Despite increasing global crisis of varying nature, Gore remains positive about future progress and what he believes is the most powerful scientific revolution in history.

“We are now in the early stages of a sustainability revolution powered by advances in technology. A revolution that has the scale of the industrial revolution coupled with the speed of the digital revolution. I see it in every walk of life. Now with the new advances in large language models and generative AI, we are seeing perhaps the fastest, most powerful, scientific revolution in all of history.”

Meanwhile, Gore’s final message on the most effective route to Net Zero lies in active public discourse on every level possible.
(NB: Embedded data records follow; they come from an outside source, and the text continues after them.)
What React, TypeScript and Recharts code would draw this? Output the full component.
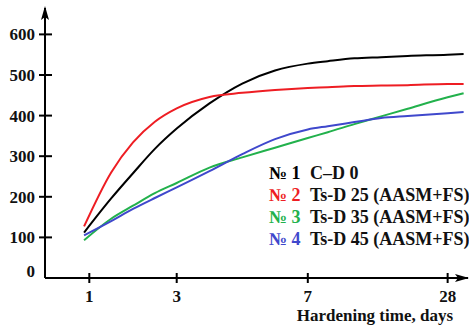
import React from "react";
import { LineChart, Line, XAxis, YAxis, Legend } from "recharts";

// hardening days shown on the x axis
const tickDays = [1, 3, 7, 28];
const tickLabels = ["1", "3", "7", "28"];
const valueTicks = [0, 100, 200, 300, 400, 500, 600];

// points
const sampleDays = [0.88, 1.5, 2, 2.5, 3, 4, 5, 6, 7, 10, 14, 18, 22, 28, 30.4];
const cd0 = [112, 196, 258, 318, 368, 430, 479, 511, 528, 534, 541, 544, 547, 550, 552];
const tsd25 = [127, 260, 334, 385, 418, 446, 456, 463, 468, 470, 473, 474, 475, 478, 478];
const tsd35 = [93, 146, 178, 209, 234, 272, 297, 321, 345, 359, 379, 398, 417, 445, 455];
const tsd45 = [105, 140, 170, 197, 223, 263, 305, 342, 366, 374, 384, 394, 399, 406, 409];

const seriesKeys = ["cd0", "tsd25", "tsd35", "tsd45"];
const seriesNumbers = ["№ 1", "№ 2", "№ 3", "№ 4"];
const seriesNames = ["C–D 0", "Ts-D 25 (AASM+FS)", "Ts-D 35 (AASM+FS)", "Ts-D 45 (AASM+FS)"];
const seriesColors = ["#000000", "#ee1d23", "#22b14c", "#3f48cc"];

// the original x axis is stretched piecewise between the day ticks
const AXIS_STEPS = [0, 1, 2.5, 4.1];
function dayToAxis(d: number) {
  let i = 0;
  while (i < tickDays.length - 2 && d > tickDays[i + 1]) i++;
  const t = (d - tickDays[i]) / (tickDays[i + 1] - tickDays[i]);
  return AXIS_STEPS[i] + t * (AXIS_STEPS[i + 1] - AXIS_STEPS[i]);
}

const data = sampleDays.map((d, i) => ({
  u: dayToAxis(d),
  cd0: cd0[i],
  tsd25: tsd25[i],
  tsd35: tsd35[i],
  tsd45: tsd45[i],
}));

const FONT = '"Liberation Serif", "Times New Roman", serif';
const AXIS_X = 45;
const AXIS_Y = 278;

const YTick = (props: any) => {
  const { payload } = props;
  const cy = payload.coordinate ?? props.y;
  const v = payload.value;
  return (
    <g>
      {v !== 0 && <line x1={AXIS_X - 6} x2={AXIS_X + 7} y1={cy} y2={cy} stroke="#000" strokeWidth={2} />}
      <text x={35} y={v === 0 ? cy - 7 : cy} dy="0.35em" textAnchor="end" fontFamily={FONT} fontWeight="bold" fontSize={17} fill="#111">
        {v}
      </text>
    </g>
  );
};

const XTick = (props: any) => {
  const { payload } = props;
  const cx = payload.coordinate ?? props.x;
  const idx = tickDays.findIndex((d) => Math.abs(dayToAxis(d) - payload.value) < 1e-6);
  return (
    <g>
      <line x1={cx} x2={cx} y1={AXIS_Y - 5} y2={AXIS_Y + 5} stroke="#000" strokeWidth={2} />
      <text x={cx} y={296} dy="0.35em" textAnchor="middle" fontFamily={FONT} fontWeight="bold" fontSize={17} fill="#111">
        {idx >= 0 ? tickLabels[idx] : ""}
      </text>
    </g>
  );
};

const LegendBox = () => (
  <div style={{ fontFamily: FONT, fontWeight: "bold", fontSize: 18, lineHeight: "22px", whiteSpace: "nowrap" }}>
    {seriesNames.map((name, i) => (
      <div key={name}>
        <span style={{ display: "inline-block", width: 41, color: seriesColors[i] }}>{seriesNumbers[i]}</span>
        <span style={{ color: "#111" }}>{name}</span>
      </div>
    ))}
  </div>
);

export default function App() {
  return (
    <div style={{ position: "absolute", left: 0, top: 0, width: 469, height: 327, background: "#fff" }}>
      <LineChart width={469} height={327} data={data} margin={{ top: 8, right: 1, left: 0, bottom: 0 }}>
        <XAxis
          type="number"
          dataKey="u"
          domain={[-0.507, 4.333]}
          allowDataOverflow
          ticks={tickDays.map(dayToAxis)}
          height={49}
          axisLine={{ stroke: "#000", strokeWidth: 2 }}
          tickLine={false}
          tick={<XTick />}
          label={() => (
            <text x={453} y={321} textAnchor="end" fontFamily={FONT} fontWeight="bold" fontSize={17} fill="#111">
              Hardening time, days
            </text>
          )}
        />
        <YAxis
          type="number"
          domain={[0, 665]}
          allowDataOverflow
          ticks={valueTicks}
          width={45}
          axisLine={{ stroke: "#000", strokeWidth: 2 }}
          tickLine={false}
          tick={<YTick />}
        />
        <Legend
          layout="vertical"
          align="center"
          verticalAlign="middle"
          content={<LegendBox />}
          wrapperStyle={{ left: 269, top: 162, width: 200 }}
        />
        {seriesKeys.map((k, i) => (
          <Line
            key={k}
            type="monotone"
            dataKey={k}
            name={seriesNames[i]}
            stroke={seriesColors[i]}
            strokeWidth={2}
            dot={false}
            isAnimationActive={false}
          />
        ))}
      </LineChart>
      <svg width={469} height={327} style={{ position: "absolute", left: 0, top: 0, pointerEvents: "none" }}>
        <path d={`M${AXIS_X} 6 L${AXIS_X + 4} 20 L${AXIS_X} 17 L${AXIS_X - 4} 20 Z`} fill="#000" />
        <path d={`M469 ${AXIS_Y} L455 ${AXIS_Y - 4} L458 ${AXIS_Y} L455 ${AXIS_Y + 4} Z`} fill="#000" />
      </svg>
    </div>
  );
}
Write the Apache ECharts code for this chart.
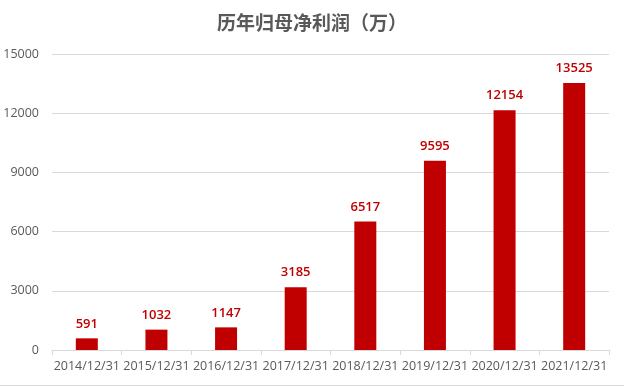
<!DOCTYPE html>
<html><head><meta charset="utf-8">
<script src="https://cdn.jsdelivr.net/npm/echarts@6/dist/echarts.min.js"></script>
<style>html,body{margin:0;padding:0;background:#fff}#c{width:624px;height:386px}</style>
</head><body><div id="c"></div>
<script>
const categories = ['2014/12/31','2015/12/31','2016/12/31','2017/12/31','2018/12/31','2019/12/31','2020/12/31','2021/12/31'];
const profit = [591, 1032, 1147, 3185, 6517, 9595, 12154, 13525];
const chartTitle = '历年归母净利润（万）';
const ff = '"Open Sans","Noto Sans CJK SC",sans-serif';
const chart = echarts.init(document.getElementById('c'), null, {renderer:'canvas'});
chart.setOption({
  animation:false,
  title:{text:chartTitle,left:'center',top:8,textStyle:{fontFamily:'"Noto Sans CJK SC",sans-serif',fontSize:19,fontWeight:'bold',color:'#595959'}},
  grid:{left:52,right:15,top:54,bottom:36},
  xAxis:{type:'category',data:categories,
    axisLine:{lineStyle:{color:'#d9d9d9'}},
    axisTick:{show:true,alignWithLabel:false,length:5,lineStyle:{color:'#d9d9d9'}},
    axisLabel:{color:'#595959',fontSize:12.5,fontFamily:ff,margin:10,interval:0}},
  yAxis:{type:'value',min:0,max:15000,interval:3000,
    axisLine:{show:false},axisTick:{show:false},
    axisLabel:{color:'#595959',fontSize:12.5,fontFamily:ff,margin:13,formatter:v=>String(v)},
    splitLine:{lineStyle:{color:'#d9d9d9'}}},
  series:[{type:'bar',data:profit,barWidth:22,
    itemStyle:{color:'#C00000'},
    label:{show:true,position:'top',distance:8,color:'#C00000',fontSize:13,fontWeight:600,fontFamily:ff}}],
  graphic:[{type:'line',shape:{x1:0,y1:385.5,x2:624,y2:385.5},style:{stroke:'#d9d9d9',lineWidth:1}}]
});
</script></body></html>
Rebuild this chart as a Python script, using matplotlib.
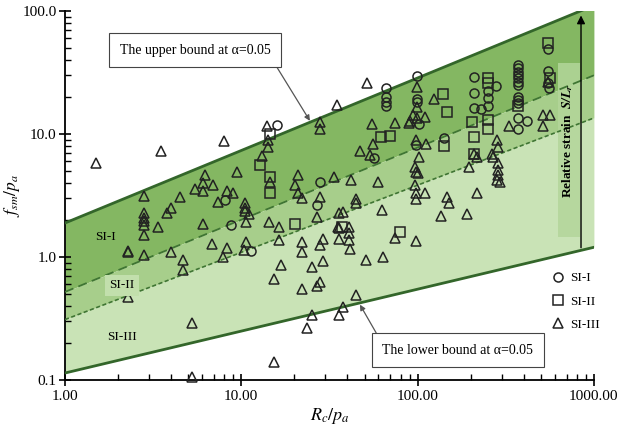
"""Strength ratio vs. confinement ratio with alpha=0.05 bounds and SI zones."""

import matplotlib
matplotlib.use("Agg")
import matplotlib.pyplot as plt
from matplotlib.lines import Line2D
from matplotlib.ticker import LogLocator, FormatStrFormatter, NullFormatter

plt.rcParams['font.family'] = ['Liberation Serif', 'DejaVu Serif']
plt.rcParams['mathtext.fontset'] = 'stix'

# bounding lines (two end points each, x = Rc/pa)
BOUND_X = [1.0, 1000.0]
UPPER = [1.89, 111.0]
SPLIT_12 = [0.52, 30.0]
SPLIT_23 = [0.31, 13.5]
LOWER = [0.114, 1.2]

# SI-I (circles)
si1_x = [16.0, 27.9, 66.2, 66.2, 66.2, 66.2, 98.8, 98.8, 98.8, 102, 56.8, 97.9, 141,
         209, 277, 252, 252, 252, 209, 209, 228,
         372, 372, 372, 372, 372, 372, 372, 372, 372, 372, 372, 372, 416,
         551, 551, 551, 558, 8.09, 8.71, 11.3, 27.0]
si1_y = [11.8, 4.09, 23.5, 20.1, 18.3, 16.9, 29.6, 19.1, 18.3, 12.1, 6.42, 8.14, 9.23,
         29.2, 24.6, 22.5, 19.5, 16.9, 21.4, 16.2, 15.9,
         36.4, 34.2, 32.1, 30.2, 28.4, 26.6, 25.0, 20.1, 18.9, 17.8, 13.4, 10.9, 12.8,
         48.8, 32.7, 25.8, 23.5, 2.91, 1.82, 1.12, 2.65]

# SI-II (squares)
si2_x = [14.5, 12.8, 14.5, 14.5, 140, 147, 61.8, 69.7, 141, 252, 252, 203, 252, 252,
         209, 209, 372, 551, 564, 20.2, 37.1, 79.5]
si2_y = [9.95, 5.57, 4.50, 3.33, 21.0, 15.2, 9.40, 9.64, 7.99, 28.4, 25.8, 12.6, 13.0, 11.0,
         9.51, 6.88, 16.9, 55.2, 28.4, 1.85, 1.74, 1.61]

# SI-III (triangles)
si3_x = [1.50, 3.49, 7.98, 14.0, 14.2, 14.2, 13.1, 9.49, 6.22, 6.09, 5.46, 6.93, 6.09,
         8.26, 9.01, 14.5, 21.0, 20.2, 21.0, 33.6, 27.9, 27.9, 34.8, 2.81, 4.49,
         51.8, 98.8, 98.8, 94.6, 90.6, 110, 99.6, 124, 54.9, 74.5, 89.8, 55.6, 47.1, 53.7,
         97.9, 112, 102, 96.6, 101, 97.9, 41.8, 59.8, 96.6, 209, 216, 263, 269, 287, 281,
         196, 287, 287, 287, 293, 281, 331, 551, 517, 564, 517,
         2.81, 2.81, 2.81, 2.81, 2.81, 2.81, 2.29, 2.29, 3.38, 3.78, 3.99, 3.99, 4.65, 4.65,
         2.29, 5.23, 5.23, 6.09, 6.79, 7.41, 8.33, 7.90, 10.5, 10.5, 10.5, 11.0, 10.6, 10.6,
         10.3, 14.4, 16.3, 16.3, 16.9, 15.4, 22.0, 27.9, 27.0, 22.2, 22.2, 25.1, 22.2, 27.9,
         26.8, 29.2, 27.9, 29.2, 25.1, 23.5, 15.4, 36.0, 36.0, 36.0, 36.0,
         44.7, 44.7, 37.6, 62.5, 97.9, 110, 97.9, 147, 151, 218, 135, 190, 35.5, 41.0, 41.0,
         41.0, 41.4, 74.5, 97.9, 50.9, 63.9, 44.7, 37.9]
si3_y = [5.81, 7.27, 8.77, 11.6, 8.93, 7.88, 6.62, 4.94, 4.64, 4.02, 3.55, 3.85, 3.46,
         3.46, 3.33, 4.09, 4.64, 3.85, 3.33, 4.50, 12.6, 10.9, 17.2, 3.13, 3.06,
         26.1, 24.0, 16.7, 14.3, 12.8, 13.8, 13.4, 19.1, 12.1, 12.4, 12.4, 8.29, 7.31, 6.75,
         8.93, 8.29, 6.54, 5.42, 4.85, 4.94, 4.23, 4.09, 3.85, 6.88, 6.54, 6.88, 6.54, 7.88, 8.93,
         5.42, 5.78, 5.10, 4.64, 4.09, 4.23, 11.6, 26.6, 14.3, 14.3, 11.6,
         2.27, 2.06, 1.97, 1.82, 1.51, 1.03, 1.10, 1.12, 1.76, 2.29, 2.49, 1.10, 0.946, 0.784,
         0.476, 0.289, 0.105, 1.84, 1.28, 2.82, 1.18, 1.00, 2.76, 2.49, 2.38, 2.24, 1.94, 1.33,
         1.14, 1.94, 1.76, 1.37, 0.861, 0.659, 3.00, 3.06, 2.10, 1.33, 1.10, 0.834, 0.546, 0.630,
         0.581, 1.39, 1.25, 0.928, 0.338, 0.266, 0.141, 2.27, 1.71, 1.39, 0.338,
         2.94, 2.73, 2.33, 2.41, 3.30, 3.33, 2.94, 3.09, 2.73, 3.30, 2.15, 2.24, 1.74, 1.76, 1.56,
         1.37, 1.16, 1.42, 1.36, 0.946, 1.00, 0.491, 0.394]


def plot_chart(save_path="out.png"):
    fig = plt.figure(figsize=(6.23, 4.36), dpi=100)
    ax = fig.add_axes([0.1043, 0.1284, 0.849, 0.8463])
    ax.set_xscale('log')
    ax.set_yscale('log')

    # shaded SI bands
    ax.fill_between(BOUND_X, SPLIT_12, UPPER, color='#84b762', lw=0, zorder=1)
    ax.fill_between(BOUND_X, SPLIT_23, SPLIT_12, color='#a7ce8b', lw=0, zorder=1)
    ax.fill_between(BOUND_X, LOWER, SPLIT_23, color='#c9e3b6', lw=0, zorder=1)

    ax.plot(BOUND_X, UPPER, '-', color='#33662a', lw=2, zorder=3)
    ax.plot(BOUND_X, LOWER, '-', color='#33662a', lw=2, zorder=3)
    ax.plot(BOUND_X, SPLIT_12, color='#3f7533', lw=1.3, dashes=(5, 3), zorder=3)
    ax.plot(BOUND_X, SPLIT_23, color='#3f7533', lw=1.2, dashes=(2.5, 1.5), zorder=3)

    # relative strain band + arrow
    ax.add_patch(plt.Rectangle((626, 1.45), 834 - 626, 37.8 - 1.45,
                               facecolor='#b3d69a', edgecolor='none', alpha=0.85, zorder=2))
    ax.text(711, 8.8, r'Relative strain  $\mathbfit{S/L_r}$', rotation=90,
            ha='center', va='center', fontsize=9.5, fontweight='bold', zorder=6)
    ax.annotate('', xy=(845, 97), xytext=(845, 1.13),
                arrowprops=dict(arrowstyle='-|>', color='black', lw=1,
                                mutation_scale=12), zorder=6)

    mk = dict(linestyle='none', markerfacecolor='none', markeredgecolor='#222222',
              markeredgewidth=1.1, markersize=6.5, zorder=4, clip_on=False)
    ax.plot(si1_x, si1_y, marker='o', **mk)
    ax.plot(si2_x, si2_y, marker='s', **mk)
    ax.plot(si3_x, si3_y, marker='^', **mk)

    # zone labels
    ax.text(1.69, 1.45, 'SI-I', fontsize=9.5, ha='center', va='center', zorder=5)
    ax.text(2.10, 0.59, 'SI-II', fontsize=9.5, ha='center', va='center', zorder=5,
            bbox=dict(boxstyle='square,pad=0.35', facecolor='#c2dfac', edgecolor='none'))
    ax.text(2.10, 0.224, 'SI-III', fontsize=9.5, ha='center', va='center', zorder=5)

    # bound callouts
    box = dict(boxstyle='square,pad=0.75', facecolor='white', edgecolor='#444444', lw=0.8)
    ax.annotate('The upper bound at α=0.05', xy=(24.5, 12.8), xytext=(5.46, 48.2),
                ha='center', va='center', fontsize=10, bbox=box, zorder=7,
                arrowprops=dict(arrowstyle='-|>', color='#555555', lw=0.9,
                                mutation_scale=8, relpos=(1, 0), shrinkA=0, shrinkB=0))
    ax.annotate('The lower bound at α=0.05', xy=(47.1, 0.41), xytext=(169, 0.175),
                ha='center', va='center', fontsize=10, bbox=box, zorder=7,
                arrowprops=dict(arrowstyle='-|>', color='#555555', lw=0.9,
                                mutation_scale=8, relpos=(0, 1), shrinkA=0, shrinkB=0))

    ax.set_xlim(1, 1000)
    ax.set_ylim(0.1, 100)
    for side in ('top', 'right'):
        ax.spines[side].set_visible(False)
    ax.spines['left'].set_linewidth(1.3)
    ax.spines['bottom'].set_linewidth(1.3)

    ax.xaxis.set_major_locator(LogLocator(base=10, numticks=10))
    ax.yaxis.set_major_locator(LogLocator(base=10, numticks=10))
    ax.xaxis.set_minor_locator(LogLocator(base=10, subs=range(2, 10), numticks=20))
    ax.yaxis.set_minor_locator(LogLocator(base=10, subs=range(2, 10), numticks=20))
    ax.xaxis.set_major_formatter(FormatStrFormatter('%.2f'))
    ax.yaxis.set_major_formatter(FormatStrFormatter('%.1f'))
    ax.xaxis.set_minor_formatter(NullFormatter())
    ax.yaxis.set_minor_formatter(NullFormatter())
    ax.tick_params(which='major', direction='inout', length=8, width=1.2, labelsize=11)
    ax.tick_params(which='major', axis='y', pad=2)
    ax.tick_params(which='minor', direction='in', length=4, width=1)

    ax.set_xlabel(r'$R_c/p_a$', fontsize=13, labelpad=2)
    ax.set_ylabel(r'$f_{sm}/p_a$', fontsize=12.5, labelpad=0)

    handles = [Line2D([], [], marker=m, linestyle='none', markerfacecolor='none',
                      markeredgecolor='#222222', markeredgewidth=1.1, markersize=6.5)
               for m in ('o', 's', '^')]
    ax.legend(handles, ['SI-I', 'SI-II', 'SI-III'], loc='upper left',
              bbox_to_anchor=(0.895, 0.325), frameon=False, fontsize=9.5,
              handletextpad=0.3, labelspacing=0.85, handlelength=1.2)

    fig.savefig(save_path, dpi=100)
    plt.close(fig)


if __name__ == "__main__":
    plot_chart()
“We hear a lot about what we can do in our personal lives,” added Gore. “Those things are important. But the number one most important thing people can do is to be very vigorous and active in public discussion to get politicians at every level of government activated to move faster to reduce emissions. This is a global emergency. We hear that phrase and maybe its drained of the sense of urgency its intended to convey. The people who say we are not equipped to solve this, they point to the lack of sufficient political will. I’ll tell you this – political will is itself a renewable resource. Getting out into the public sphere and renewing the political will that is essential to making this species-wide decision to transition away from fossil fuels as quickly as possible.”

Organised by Techarenan with backing from the Swedish Innovation Agency, key themes include the energy transition, innovation, economics, sustainability and global megatrends.